An Excerpt from A Body Broken, A Body Betrayed
Far from being able to name and dress our collective wounds around racism, many of the ways in which racism most afflicts the church remain concealed from our consciousness, and sometimes even camouflaged as virtue. “When I look at a person, I don’t see color—I see a child of God” rolls off the tongues of many Christians. These words are understood and embraced as articulating the unbounded grace and generosity of God’s love. And through this aspiration of loving all people, regardless of their demographic profile, many people have felt called to practice an ethic of colorblindness.
This colorblind aspiration creates a necessary amnesia or unknowing around racialized systems, histories, and bodies. And this aspiration easily finds a home in communities deeply and often unconsciously shaped by whiteness and white culture. These white-derived aspirations and habits are seamlessly coupled with many of the common assumptions of privilege—that systems are fair, that individuals are the center of how we understand rights and responsibilities, and that being educated in and conforming to societal norms is possible for everyone when they are given the “right tools.” In the church these values manifest as mission statements and faith practices. And the resulting collective habituations and dispositions encouraged and practiced by churches focus on things like radical hospitality, service, and outreach to “the least of these.”
Often, the rhetoric heard in mainline Protestant worship— from prayer, to sermon, to offering—reifies the assumption that everyone in church is called to help those in need. These people in need are described (sometimes subtly, other times not so subtly) as being outside the faith communities who seek to help them. “We” the church are helping “them” the poor, the disenfranchised, the oppressed, and the disadvantaged. These impulses toward service, charity, and outreach are taught as universal Christian virtues. The habituations and assumptions that they entail are not collectively explored in terms of race or social location. The stealthy affliction of colorblindness permeates faith communities with a fluid infiltration—it infects institutions of white culture, like the church, camouflaged as the very virtues to which we aspire as communities. And these virtues are not understood as culturally derived; they are to be exercised without regard to color and culture.

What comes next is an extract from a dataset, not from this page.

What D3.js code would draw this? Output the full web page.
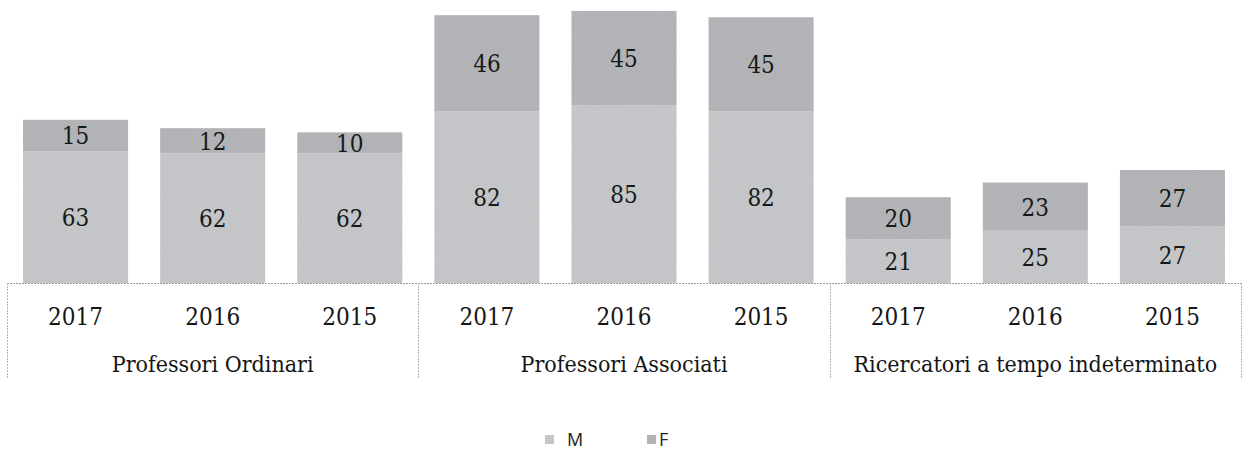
<!DOCTYPE html>
<html>
<head>
<meta charset="utf-8">
<script src="https://cdn.jsdelivr.net/npm/d3@7"></script>
<style>
  body { margin: 0; background: #fff; }
  svg { display: block; }
  .serif { font-family: 'DejaVu Serif Condensed', 'DejaVu Serif', serif; font-stretch: condensed; }
  .sans { font-family: 'Open Sans', 'Liberation Sans', sans-serif; }
</style>
</head>
<body>
<svg id="chart" width="1244" height="450"></svg>
<script>
var groups = ['Professori Ordinari', 'Professori Associati', 'Ricercatori a tempo indeterminato'];
var years = ['2017', '2016', '2015'];
var seriesNames = ['M', 'F'];
var valuesM = [63, 62, 62, 82, 85, 82, 21, 25, 27];
var valuesF = [15, 12, 10, 46, 45, 45, 20, 23, 27];

(function () {
  'use strict';

  var svg = d3.select('#chart');
  var colors = { M: '#c9cacd', F: '#b7b8bb' };

  // one row per bar: group + year
  var rows = [];
  groups.forEach(function (g, gi) {
    years.forEach(function (y, yi) {
      var i = gi * years.length + yi;
      rows.push({ key: g + '|' + y, group: g, year: y, M: valuesM[i], F: valuesF[i] });
    });
  });

  var x = d3.scaleBand()
    .domain(rows.map(function (d) { return d.key; }))
    .range([7, 1241])
    .paddingInner(0.234)
    .paddingOuter(0.117);

  var y = d3.scaleLinear().domain([0, 130]).range([283, 11]);

  // a little grain, like the scanned original
  var defs = svg.append('defs');
  var f = defs.append('filter').attr('id', 'grain').attr('x', 0).attr('y', 0).attr('width', 1).attr('height', 1);
  f.append('feTurbulence').attr('type', 'fractalNoise').attr('baseFrequency', 0.9).attr('numOctaves', 2).attr('result', 'noise');
  f.append('feColorMatrix').attr('in', 'noise').attr('type', 'matrix')
    .attr('values', '0 0 0 0 0  0 0 0 0 0  0 0 0 0 0  0 0 0 0.1 0').attr('result', 'dots');
  f.append('feComposite').attr('in', 'dots').attr('in2', 'SourceGraphic').attr('operator', 'in').attr('result', 'dotsIn');
  f.append('feMerge').call(function (m) {
    m.append('feMergeNode').attr('in', 'SourceGraphic');
    m.append('feMergeNode').attr('in', 'dotsIn');
  });

  var stacked = d3.stack().keys(seriesNames)(rows);

  var layers = svg.append('g').selectAll('g')
    .data(stacked)
    .enter()
    .append('g')
    .attr('fill', function (d) { return colors[d.key]; });

  layers.selectAll('rect')
    .data(function (d) { return d; })
    .enter()
    .append('rect')
    .attr('x', function (d) { return x(d.data.key); })
    .attr('width', x.bandwidth())
    .attr('y', function (d) { return y(d[1]); })
    .attr('height', function (d) { return y(d[0]) - y(d[1]); })
    .attr('filter', 'url(#grain)');

  layers.selectAll('text')
    .data(function (d) { return d; })
    .enter()
    .append('text')
    .attr('class', 'serif')
    .attr('x', function (d) { return x(d.data.key) + x.bandwidth() / 2; })
    .attr('y', function (d) { return (y(d[0]) + y(d[1])) / 2 + 9; })
    .attr('text-anchor', 'middle')
    .attr('font-size', 24)
    .attr('fill', '#151a18')
    .text(function (d) { return d[1] - d[0]; });

  // category axis
  var axis = svg.append('g');
  axis.append('line')
    .attr('x1', 7).attr('x2', 1241).attr('y1', 283.5).attr('y2', 283.5)
    .attr('stroke', '#9a9a9a').attr('stroke-width', 1).attr('stroke-dasharray', '2,1');

  var step = x.step();
  var x0 = x.range()[0];
  d3.range(groups.length + 1).forEach(function (i) {
    var xx = Math.round(x0 + i * years.length * step) + 0.5;
    axis.append('line')
      .attr('x1', xx).attr('x2', xx).attr('y1', 283).attr('y2', 378)
      .attr('stroke', '#b5b5b5').attr('stroke-width', 1).attr('stroke-dasharray', '2,1');
  });

  axis.selectAll('text.year')
    .data(rows)
    .enter()
    .append('text')
    .attr('class', 'year serif')
    .attr('x', function (d) { return x(d.key) + x.bandwidth() / 2; })
    .attr('y', 325)
    .attr('text-anchor', 'middle')
    .attr('font-size', 24)
    .attr('fill', '#151515')
    .text(function (d) { return d.year; });

  axis.selectAll('text.group')
    .data(groups)
    .enter()
    .append('text')
    .attr('class', 'group serif')
    .attr('x', function (d, i) { return x0 + (i + 0.5) * years.length * step; })
    .attr('y', 372)
    .attr('text-anchor', 'middle')
    .attr('font-size', 23)
    .attr('fill', '#151515')
    .text(function (d) { return d; });

  // legend
  var legend = svg.append('g').attr('transform', 'translate(545,435)');
  var item = legend.selectAll('g')
    .data(seriesNames)
    .enter()
    .append('g')
    .attr('transform', function (d, i) { return 'translate(' + (i * 102) + ',0)'; });
  item.append('rect')
    .attr('width', 9).attr('height', 9)
    .attr('fill', function (d) { return colors[d]; })
    .attr('filter', 'url(#grain)');
  item.append('text')
    .attr('class', 'sans')
    .attr('x', function (d) { return d === 'M' ? 22 : 12; })
    .attr('y', 11)
    .attr('font-size', 18)
    .attr('fill', '#222')
    .text(function (d) { return d; });
})();
</script>
</body>
</html>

With reverberations of Paul Tillich’s category of the demonic, the habits and practices of colorblindness distort and contort provisional goods by totalizing them, by being blind to their own finite and limited origins. Tillich uses the fictional character of Faust to illustrate the demonic. Faust desires all knowledge and so makes a deal with the devil to know everything. Knowledge itself is not demonic; the desire to attain all knowledge, to collapse all of reality into oneself, is demonic. Colorblindness is blind to its own color, to its bias toward the absence of color. Colorblindness distorts a culturally derived value by making it an infinite value—a God-derived value. The language of colorblindness in the church takes the aspirations of whiteness to erase distinctions, to ignore histories of oppression, and to bypass dissonant narratives and overlays them onto what God wants for us as people of faith.
God’s kingdom, we hear again and again, is a place of unity. Christ’s Body, we hear again and again, is a place where we are all one body. These aspirations of oneness and reconciliation are not necessarily demonic; blindness to the originary desire to make them in the image of white culture, however, obscures a demonic reality. These aspirations are instilled with a dangerous obliviousness to the power of whiteness and its habit of obscuring its own woundedness and its own capacity to wound. Surfacing the marks of colorblindness in eucharistic practice means inviting visibility where there has been invisibility. This invisibility has the capacity to conceal our collective wounds around race in plain sight. And our very stories, aspirations, and habituations geared toward overcoming racism are some of the dynamics that have increased its hold and its harm among us.